I recently found a very old vhs recording of some of my (cringeworthy) Trial Advocacy witness work in law school.  For some reason evident to me 30 years ago, but certainly not now, the tape seemed important enough to save. For many of us planning to litigate cases, a course like Trial Advocacy – that taught us to discover and use key documents; prepare and impeach witnesses; and think on our feet – was exciting and always oversubscribed.  Everything about it was worth remembering.  In contrast, when I attended law school, Alternative Dispute Resolution was a new course offering; few students took the class or talked much about it.  It probably competed with Maritime Law for fewest registered students each semester.

Eventually, ADR gained in popularity and became a recommended law school offering, if not a core one.  Notwithstanding, there remains an uneasy tension between ADR and litigation, in academia and in law offices.  In the former, ADR professors are rarely the trial advocacy professors; and in the latter, those who mediate are not usually the lawyers others think of to do battle.  And, those who battle are not typically thought of to mediate disputes.  It is not surprising, therefore, to see many mediators disassociate from active litigation practices.

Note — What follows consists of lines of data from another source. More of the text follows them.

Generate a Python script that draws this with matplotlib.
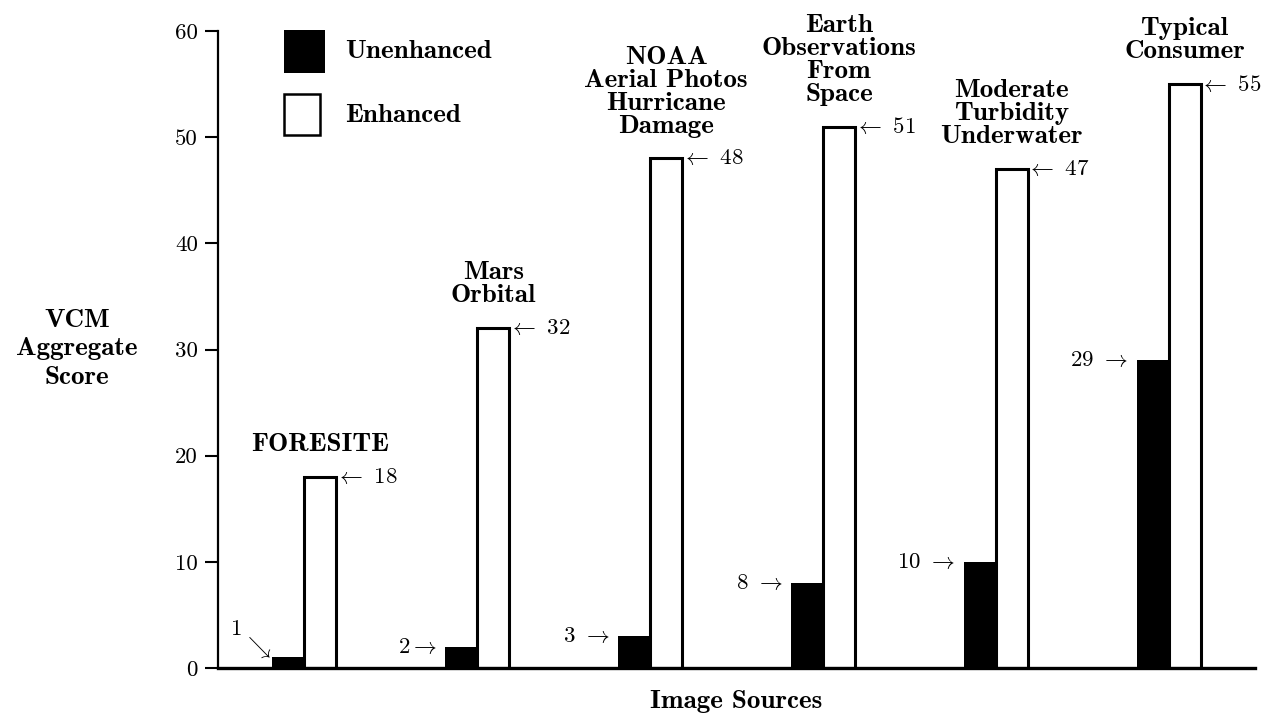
import numpy as np
import matplotlib
matplotlib.use('Agg')
import matplotlib.pyplot as plt
from matplotlib.patches import Rectangle

plt.rcParams['mathtext.fontset'] = 'cm'
plt.rcParams['axes.unicode_minus'] = False

# data
sources = ['FORESITE', 'Mars\nOrbital', 'NOAA\nAerial Photos\nHurricane\nDamage',
           'Earth\nObservations\nFrom\nSpace', 'Moderate\nTurbidity\nUnderwater',
           'Typical\nConsumer']
unenhanced = [1, 2, 3, 8, 10, 29]
enhanced = [18, 32, 48, 51, 47, 55]
yticks = [0, 10, 20, 30, 40, 50, 60]

fs = 16.5   # numbers
bfs = 19.5  # bold labels
x = np.arange(1, len(sources) + 1)
w = 0.185
W, H = 1272, 719

fig = plt.figure(figsize=(12.72, 7.19), dpi=100)
ax = fig.add_axes([218/W, 1 - 668/H, (1255 - 218)/W, (668 - 31)/H])

b1 = ax.bar(x - w, unenhanced, w, align='edge', color='black', edgecolor='black',
            linewidth=0)
b2 = ax.bar(x, enhanced, w, align='edge', color='white', edgecolor='black',
            linewidth=2.2)

ax.set_xlim(0.5, 6.5)
ax.set_ylim(0, 60)
ax.set_yticks(yticks)
ax.set_yticklabels([str(t) for t in yticks], fontfamily='cmr10', fontsize=fs)
ax.set_xticks([])
ax.tick_params(axis='y', direction='out', length=9.5, width=1.5, pad=5)
for s in ['top', 'right']:
    ax.spines[s].set_visible(False)
ax.spines['left'].set_linewidth(1.6)
ax.spines['bottom'].set_linewidth(2.4)

# group titles
for xi, name, v in zip(x, sources, enhanced):
    ax.annotate(name, (xi + w/2, v), xytext=(0, 15), textcoords='offset points',
                ha='center', va='bottom', fontfamily='cmb10', fontsize=bfs,
                linespacing=1.0)

# value labels
for xi, v in zip(x, enhanced):
    ax.annotate(r'$\leftarrow$ ' + str(v), (xi + w, v), xytext=(-1, 0),
                textcoords='offset points', ha='left', va='center',
                fontfamily='cmr10', fontsize=fs)

for i, (xi, v) in enumerate(zip(x, unenhanced)):
    if i == 0:
        ax.annotate('1', (xi - w, v), xytext=(-22, 13), textcoords='offset points',
                    ha='right', va='bottom', fontfamily='cmr10', fontsize=fs)
        ax.annotate(r'$\searrow$', (xi - w, v), xytext=(-1, -2), textcoords='offset points',
                    ha='right', va='bottom', fontsize=fs)
    else:
        sep = '' if i == 1 else ' '
        ax.annotate(str(v) + sep + r'$\rightarrow$', (xi - w, v), xytext=(-6, 0),
                    textcoords='offset points', ha='right', va='center',
                    fontfamily='cmr10', fontsize=fs)

# legend drawn by hand
fig.add_artist(Rectangle((284/W, 1 - 73/H), 41/W, 43/H, transform=fig.transFigure,
                         facecolor='black', edgecolor='black', linewidth=0))
fig.add_artist(Rectangle((284/W, 1 - 135/H), 36/W, 41/H, transform=fig.transFigure,
                         facecolor='white', edgecolor='black', linewidth=1.8))
fig.text(345/W, 1 - 52/H, 'Unenhanced', ha='left', va='center',
         fontfamily='cmb10', fontsize=bfs)
fig.text(345/W, 1 - 115/H, 'Enhanced', ha='left', va='center',
         fontfamily='cmb10', fontsize=bfs)

fig.text(77/W, 1 - 349/H, 'VCM\nAggregate\nScore', ha='center', va='center',
         fontfamily='cmb10', fontsize=bfs, linespacing=1.3)
ax.set_xlabel('Image Sources', fontfamily='cmb10', fontsize=bfs, labelpad=16)

fig.savefig('out.png', dpi=100)
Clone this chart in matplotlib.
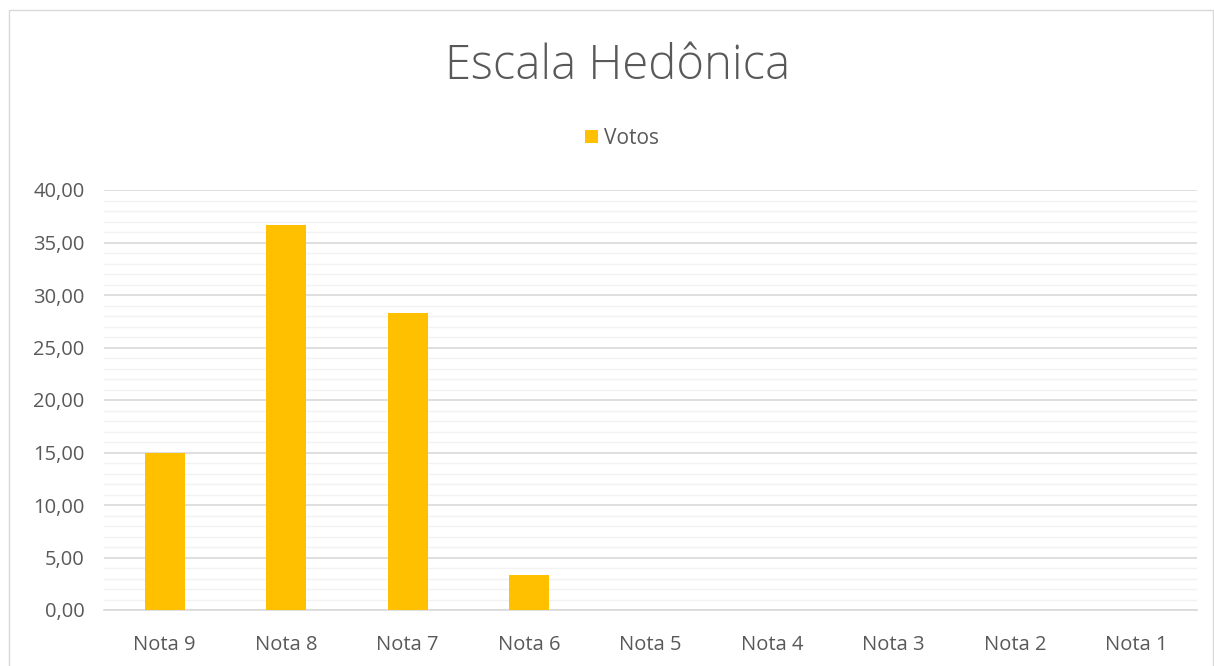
import numpy as np
import matplotlib.pyplot as plt
from matplotlib.patches import Rectangle
from matplotlib.ticker import MultipleLocator, FuncFormatter

categorias = ['Nota 9', 'Nota 8', 'Nota 7', 'Nota 6', 'Nota 5',
              'Nota 4', 'Nota 3', 'Nota 2', 'Nota 1']
votos = [15.00, 36.67, 28.33, 3.33, 0, 0, 0, 0, 0]

plt.rcParams['font.family'] = ['Open Sans', 'DejaVu Sans']
cinza = '#595959'

W, H = 1214, 666
fig = plt.figure(figsize=(W / 100, H / 100), dpi=100)
ax = fig.add_axes([104 / W, (H - 610) / H, (1197 - 104) / W, (610 - 190) / H])

x = np.arange(len(categorias))
ax.bar(x, votos, width=0.33, color='#ffc000', label='Votos', zorder=3)

ax.set_xlim(-0.5, len(categorias) - 0.5)
ax.set_ylim(0, 40)
ax.yaxis.set_major_locator(MultipleLocator(5))
ax.yaxis.set_minor_locator(MultipleLocator(1))
ax.yaxis.set_major_formatter(FuncFormatter(lambda v, p: f'{v:.2f}'.replace('.', ',')))
ax.grid(axis='y', which='major', color='#d9d9d9', linewidth=1.2, zorder=0)
ax.grid(axis='y', which='minor', color='#f2f2f2', linewidth=1.0, zorder=0)

ax.set_xticks(x)
ax.set_xticklabels(categorias)
ax.tick_params(axis='both', which='both', length=0, labelsize=14.5, colors=cinza)
ax.tick_params(axis='x', pad=18)
ax.tick_params(axis='y', pad=14)
for s in ['top', 'right', 'left']:
    ax.spines[s].set_visible(False)
ax.spines['bottom'].set_color('#d9d9d9')
ax.spines['bottom'].set_linewidth(1.2)

fig.text(618 / W, 1 - 67 / H, 'Escala Hedônica', ha='center', va='center',
         fontsize=34, color=cinza, fontweight='light')
fig.legend(loc='center', bbox_to_anchor=(622 / W, 1 - 138 / H), frameon=False,
           fontsize=15, labelcolor=cinza, handlelength=0.6, handleheight=0.6,
           handletextpad=0.3)

fig.patches.append(Rectangle((9 / W, -0.1), (1213 - 9) / W, 1.1 - 10 / H,
                             transform=fig.transFigure, fill=False,
                             edgecolor='#d9d9d9', linewidth=1))

fig.savefig('out.png', dpi=100)
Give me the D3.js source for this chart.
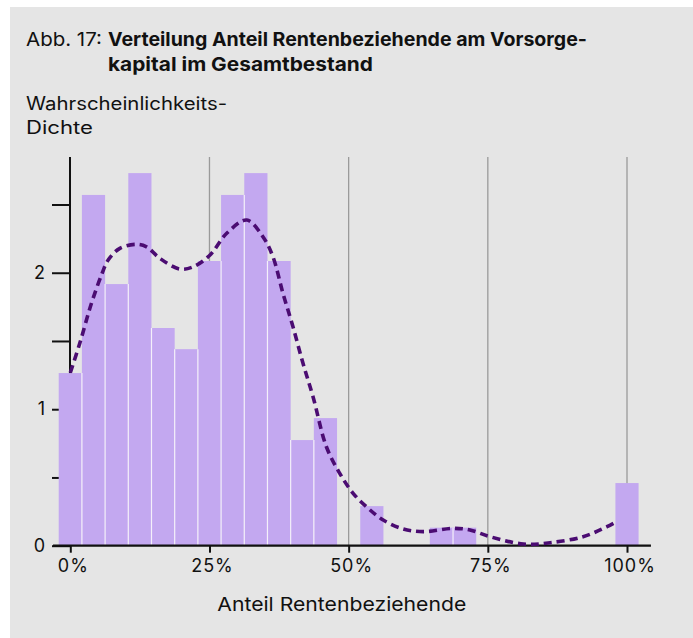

Further, some litigators are  threatened by ADR (mediation more specifically), worrying that their brand of dispute resolution is at risk.  With electronic discovery costs raising the stakes considerably for parties and applying pressure to settle cases, parties are increasingly eschewing prolonged litigation fights.  This is particularly true in certain civil disputes where costs and fees can easily eclipse the amount in controversy.  And, bigger matters with more money at issue almost always involve enormous amounts of potentially relevant electronic evidence; in paper terms, enough to fill Gillette Stadium many times over.  This is daunting for counsel and their clients.  It is no wonder, then, that alternative forms of dispute resolution, like mediation, are so often used to end these litigation costs and disruptions.  Yet, a well-litigated case and mediation should be viewed as complimentary, not competing, dispute resolution vehicles.

As a litigator and mediator, I am often asked about mediating a case near its inception, before significant costs have been incurred.  I have found that in most instances, despite a shared desire to eliminate legal costs, these early efforts are not nearly as effective as they are later in the case, after parties and counsel know more about the strengths and weaknesses of their own and their adversaries’ cases.  Key documents are discovered; witness testimony helps and hurts in unexpected ways; and over time lawyers emphasize aspects of a case they initially undervalued, and they jettison or deemphasize parts of a case they initially overvalued.  Lawyers aren’t alone in this.  Adjusters need time properly to assess and value a case.  Parties need time to appreciate how events, communications, and stories might be perceived or misperceived.

All of this is to remind us that mediation at its best depends on a well litigated case; one in which the important information has been discovered and assessed; key witness testimony evaluated; and legal theories tested.  Remember also that not every case is suitable for resolution though mediation; some cases need to be tried because the best possible mediated settlement is too imperfect, requires too much compromise.  Even in those situations, though, the mediation effort is not wasted.  It provides counsel and parties more clarity about their interests and adherence to a path that will take them through the expense and risk of trial.  Mediation is properly viewed as an essential and valuable part of the litigation process; not something that threatens or exists independent of it.